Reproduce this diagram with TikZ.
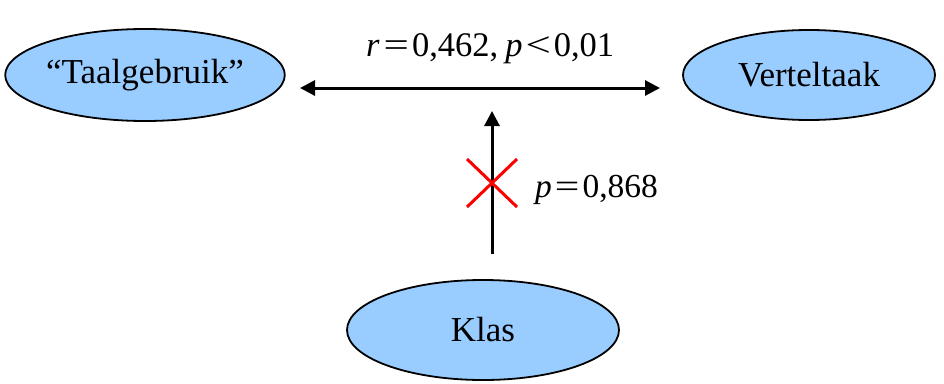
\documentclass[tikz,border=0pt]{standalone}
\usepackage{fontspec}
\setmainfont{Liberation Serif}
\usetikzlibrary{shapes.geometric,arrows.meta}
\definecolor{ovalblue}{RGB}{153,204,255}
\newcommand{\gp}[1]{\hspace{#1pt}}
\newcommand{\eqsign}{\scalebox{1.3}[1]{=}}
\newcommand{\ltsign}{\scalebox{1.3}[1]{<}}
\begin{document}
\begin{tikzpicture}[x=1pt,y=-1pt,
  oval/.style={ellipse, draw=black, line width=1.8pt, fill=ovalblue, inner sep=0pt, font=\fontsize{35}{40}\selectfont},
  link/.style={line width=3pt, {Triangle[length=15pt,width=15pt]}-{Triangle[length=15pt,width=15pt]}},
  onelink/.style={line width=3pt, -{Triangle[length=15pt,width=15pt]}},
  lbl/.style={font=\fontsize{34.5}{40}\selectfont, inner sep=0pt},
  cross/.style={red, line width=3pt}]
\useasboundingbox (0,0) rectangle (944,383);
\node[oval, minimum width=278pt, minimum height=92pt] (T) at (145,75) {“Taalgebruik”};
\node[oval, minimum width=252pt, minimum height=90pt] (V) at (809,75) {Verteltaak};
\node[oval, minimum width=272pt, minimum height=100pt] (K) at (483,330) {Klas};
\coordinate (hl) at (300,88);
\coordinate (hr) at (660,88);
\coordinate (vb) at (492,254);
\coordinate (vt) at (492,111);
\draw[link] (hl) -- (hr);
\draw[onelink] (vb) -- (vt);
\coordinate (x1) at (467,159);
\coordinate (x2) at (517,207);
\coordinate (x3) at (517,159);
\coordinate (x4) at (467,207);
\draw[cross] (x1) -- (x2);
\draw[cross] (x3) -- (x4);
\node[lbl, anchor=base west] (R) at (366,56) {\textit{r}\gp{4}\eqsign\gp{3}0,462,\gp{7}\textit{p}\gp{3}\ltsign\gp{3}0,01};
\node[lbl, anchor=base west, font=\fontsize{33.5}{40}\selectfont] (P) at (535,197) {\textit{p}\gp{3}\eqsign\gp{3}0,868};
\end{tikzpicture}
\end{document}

● EXERCISE OBJECTIVE
Copy each line exactly, and leave the pictures out of your copy.

● FULL RESPONSE
Reproduce this diagram with TikZ.
\documentclass[tikz,border=0pt]{standalone}
\usepackage{fontspec}
\setmainfont{Liberation Serif}
\usetikzlibrary{shapes.geometric,arrows.meta}
\definecolor{ovalblue}{RGB}{153,204,255}
\newcommand{\gp}[1]{\hspace{#1pt}}
\newcommand{\eqsign}{\scalebox{1.3}[1]{=}}
\newcommand{\ltsign}{\scalebox{1.3}[1]{<}}
\begin{document}
\begin{tikzpicture}[x=1pt,y=-1pt,
  oval/.style={ellipse, draw=black, line width=1.8pt, fill=ovalblue, inner sep=0pt, font=\fontsize{35}{40}\selectfont},
  link/.style={line width=3pt, {Triangle[length=15pt,width=15pt]}-{Triangle[length=15pt,width=15pt]}},
  onelink/.style={line width=3pt, -{Triangle[length=15pt,width=15pt]}},
  lbl/.style={font=\fontsize{34.5}{40}\selectfont, inner sep=0pt},
  cross/.style={red, line width=3pt}]
\useasboundingbox (0,0) rectangle (944,383);
\node[oval, minimum width=278pt, minimum height=92pt] (T) at (145,75) {“Taalgebruik”};
\node[oval, minimum width=252pt, minimum height=90pt] (V) at (809,75) {Verteltaak};
\node[oval, minimum width=272pt, minimum height=100pt] (K) at (483,330) {Klas};
\coordinate (hl) at (300,88);
\coordinate (hr) at (660,88);
\coordinate (vb) at (492,254);
\coordinate (vt) at (492,111);
\draw[link] (hl) -- (hr);
\draw[onelink] (vb) -- (vt);
\coordinate (x1) at (467,159);
\coordinate (x2) at (517,207);
\coordinate (x3) at (517,159);
\coordinate (x4) at (467,207);
\draw[cross] (x1) -- (x2);
\draw[cross] (x3) -- (x4);
\node[lbl, anchor=base west] (R) at (366,56) {\textit{r}\gp{4}\eqsign\gp{3}0,462,\gp{7}\textit{p}\gp{3}\ltsign\gp{3}0,01};
\node[lbl, anchor=base west, font=\fontsize{33.5}{40}\selectfont] (P) at (535,197) {\textit{p}\gp{3}\eqsign\gp{3}0,868};
\end{tikzpicture}
\end{document}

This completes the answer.